Na ilustração, é possível notar a presença de espectadores com camisas verde e amarela prestes a presenciar o enforcamento público de uma figura que se assemelha à escultura “A Justiça”, de Alfredo Ceschiatti, obra situada em frente ao palácio do Supremo Tribunal Federal (STF).

No palanque, como se estivessem liderando o enforcamento, há dois homens de toga, dois militares e um indivíduo de terno usando o que parece ser uma faixa presidencial. 

Desde o fim de 2023, o conteúdo volta a circular em um momento de destaque para decisões do Supremo Tribunal Federal, principalmente envolvendo a condenação de réus pelos atos de 8 de janeiro de 2023. Partidários e o próprio ex-presidente Jair Bolsonaro (PL) criticam a gravidade das penas, que chegaram a até 17 anos.

Mas a charge não foi publicada nesse contexto.

Crítica feita em 2018

Uma busca pelas palavras-chave “Le Monde”, “charge” e “Justiça brasileira” levou ao site da revista Le Monde Diplomatique Brasil. A imagem viralizada ilustrou a capa da edição 128, veiculada em março de 2018. 

Uma segunda busca, dessa vez pelos termos “edição completa 128 Le Monde Diplomatique Brasil”, permitiu observar que, na ocasião, o veículo mencionou o que chamou de “tribunais da exceção”, com críticas aos poderes Judiciário e Executivo ao longo da edição

Nas páginas 4 e 5 da revista, o texto intitulado “Poder Judiciário: a ponta de lança da luta de classes” descreve a reflexão sobre a Justiça brasileira que motivou a ilustração na capa. A matéria afirma que, desde a Constituição de 1988, o Poder Judiciário assumiu um “protagonismo” no país, onde juízes e agentes do Poder Legislativo possuem autonomia para tomar decisões que podem impactar o cenário político nacional.

Um dos principais exemplos mencionados foi a visibilidade que o então juiz Sergio Moro, como uma autoridade de primeira instância, alcançou com a Operação Lava Jato, assumindo uma “posição central” na política brasileira.

O texto fala, também, sobre o impacto de ações do Judiciário nas eleições de 2018, com o julgamento de Lula, e no impeachment da ex-presidente Dilma Rousseff (PT) em 2016.
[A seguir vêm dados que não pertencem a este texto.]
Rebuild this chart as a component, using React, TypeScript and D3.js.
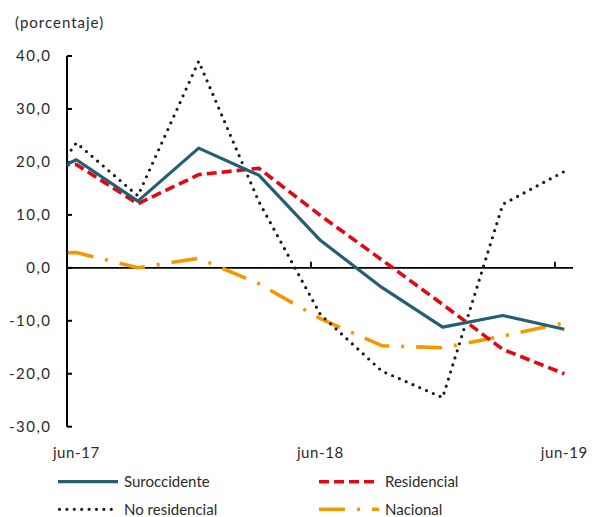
import React from "react";
import * as d3 from "d3";

// Quarterly dates (mid-month); first one (mar-17) lies left of the visible axis and is clipped
const dates = [
  "2017-03-15", "2017-06-15", "2017-09-15", "2017-12-15", "2018-03-15",
  "2018-06-15", "2018-09-15", "2018-12-15", "2019-03-15", "2019-06-15",
];
const suroccidente = [15.0, 20.4, 12.6, 22.6, 17.5, 5.2, -3.7, -11.2, -9.0, -11.6];
const residencial = [19.2, 19.5, 12.1, 17.6, 18.8, 9.9, 1.5, -6.9, -15.4, -20.0];
const noResidencial = [7.5, 23.6, 13.6, 39.0, 12.5, -8.8, -19.5, -24.5, 12.0, 18.2];
const nacional = [2.6, 2.9, 0.0, 1.8, -3.0, -9.6, -14.7, -15.1, -12.9, -10.4];

const yTicks = [40, 30, 20, 10, 0, -10, -20, -30];
const xTickDates = ["2017-06-01", "2018-06-01", "2019-06-01"];
const xLabels = [
  { date: "2017-06-15", text: "jun-17" },
  { date: "2018-06-15", text: "jun-18" },
  { date: "2019-06-15", text: "jun-19" },
];

const seriesDefs = [
  { name: "Suroccidente", values: suroccidente, color: "#235E71", width: 3.2, dash: "", cap: "butt" },
  { name: "Residencial", values: residencial, color: "#E30613", width: 3.6, dash: "10 5", cap: "butt" },
  { name: "No residencial", values: noResidencial, color: "#1a1a1a", width: 3.2, dash: "0 7.4", cap: "round" },
  { name: "Nacional", values: nacional, color: "#F39800", width: 3.6, dash: "26 12 3 12", cap: "butt" },
];

const FONT = "Lato, 'Open Sans', sans-serif";

export default function App() {
  const W = 592;
  const H = 517;
  const parse = d3.timeParse("%Y-%m-%d");
  const x = d3
    .scaleTime()
    .domain([parse("2017-06-01")!, parse("2019-06-28")!])
    .range([67, 573]);
  const y = d3.scaleLinear().domain([-30, 40]).range([426.7, 56]);
  const fmt = (v: number) => d3.format(".1f")(v).replace(".", ",").replace("−", "-");

  const line = d3
    .line<[Date, number]>()
    .x((d) => x(d[0]))
    .y((d) => y(d[1]));

  const legendItems = [
    { s: seriesDefs[0], x: 58, y: 481.7 },
    { s: seriesDefs[1], x: 319, y: 481.7 },
    { s: seriesDefs[2], x: 58, y: 509.3 },
    { s: seriesDefs[3], x: 319, y: 509.3 },
  ];

  return (
    <div style={{ width: W, height: H }}>
      <style>{"body{margin:0}"}</style>
      <svg width={W} height={H} style={{ display: "block", fontFamily: FONT }}>
        <defs>
          <clipPath id="plot">
            <rect x={67} y={0} width={506} height={H} />
          </clipPath>
        </defs>
        <rect width={W} height={H} fill="#fff" />
        <text x={15} y={28} fontSize={15} letterSpacing={1} fill="#2a2a2a">(porcentaje)</text>

        {/* y axis */}
        <line x1={67} x2={67} y1={y(40)} y2={y(-30)} stroke="#000" strokeWidth={2} />
        {yTicks.map((t) => (
          <g key={t}>
            <line x1={67} x2={72} y1={y(t)} y2={y(t)} stroke="#000" strokeWidth={2} />
            <text x={51.5} y={y(t)} dy="0.35em" textAnchor="end" fontSize={15} letterSpacing={1.5} fill="#2a2a2a">
              {fmt(t)}
            </text>
          </g>
        ))}

        {/* x axis at zero */}
        <line x1={67} x2={573} y1={y(0)} y2={y(0)} stroke="#000" strokeWidth={1.8} />
        {xTickDates.map((d) => (
          <line key={d} x1={x(parse(d)!)} x2={x(parse(d)!)} y1={y(0)} y2={y(0) - 6} stroke="#000" strokeWidth={1.8} />
        ))}
        {xLabels.map((l) => (
          <text key={l.text} x={x(parse(l.date)!)} y={458} textAnchor="middle" fontSize={15} letterSpacing={0.6} fill="#2a2a2a">
            {l.text}
          </text>
        ))}

        {/* series */}
        <g clipPath="url(#plot)">
          {[seriesDefs[3], seriesDefs[2], seriesDefs[1], seriesDefs[0]].map((s) => (
            <path
              key={s.name}
              d={line(dates.map((d, i) => [parse(d)!, s.values[i]]))!}
              fill="none"
              stroke={s.color}
              strokeWidth={s.width}
              strokeDasharray={s.dash || undefined}
              strokeLinecap={s.cap as any}
              strokeLinejoin="round"
            />
          ))}
        </g>

        {/* legend */}
        {legendItems.map(({ s, x: lx, y: ly }) => (
          <g key={s.name}>
            <line
              x1={s.cap === "round" ? lx + 1.5 : lx}
              x2={lx + 60}
              y1={ly}
              y2={ly}
              stroke={s.color}
              strokeWidth={s.width}
              strokeDasharray={s.dash || undefined}
              strokeLinecap={s.cap as any}
            />
            <text x={lx + 66} y={ly} dy="0.35em" fontSize={15} fill="#2a2a2a">
              {s.name}
            </text>
          </g>
        ))}
      </svg>
    </div>
  );
}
Veículos com linhas editoriais independentes

Os usuários alegam nas publicações que a charge teria sido produzida pelo veículo internacional francês Le Monde, o que é enganoso. 

Embora o Le Monde Diplomatique Brasil seja originário do francês Le Monde, e este ainda seja detentor de parte dos direitos econômicos do Diplomatique Brasil, ambas passaram por um processo de independência editorial em 1996.

O Le Monde Diplomatique conta com escritórios em dezenas de lugares do mundo e publica mensalmente edições em 25 idiomas, com reportagens e editorias voltadas para seus respectivos países. 

O veículo descreve sua linha editorial como uma forma de potencializar o “pensamento crítico, a reflexão e o debate de temas prementes da sociedade”, e destaca que não tem como objetivo abordar “fatos correntes”

“É importante ressaltar que não se trata de uma publicação noticiosa, voltada à cobertura dos fatos correntes, mas de uma publicação reflexiva, que busca identificar, para além dos fatos, os cenários maiores que lhes conferem sentido e inteligibilidade.”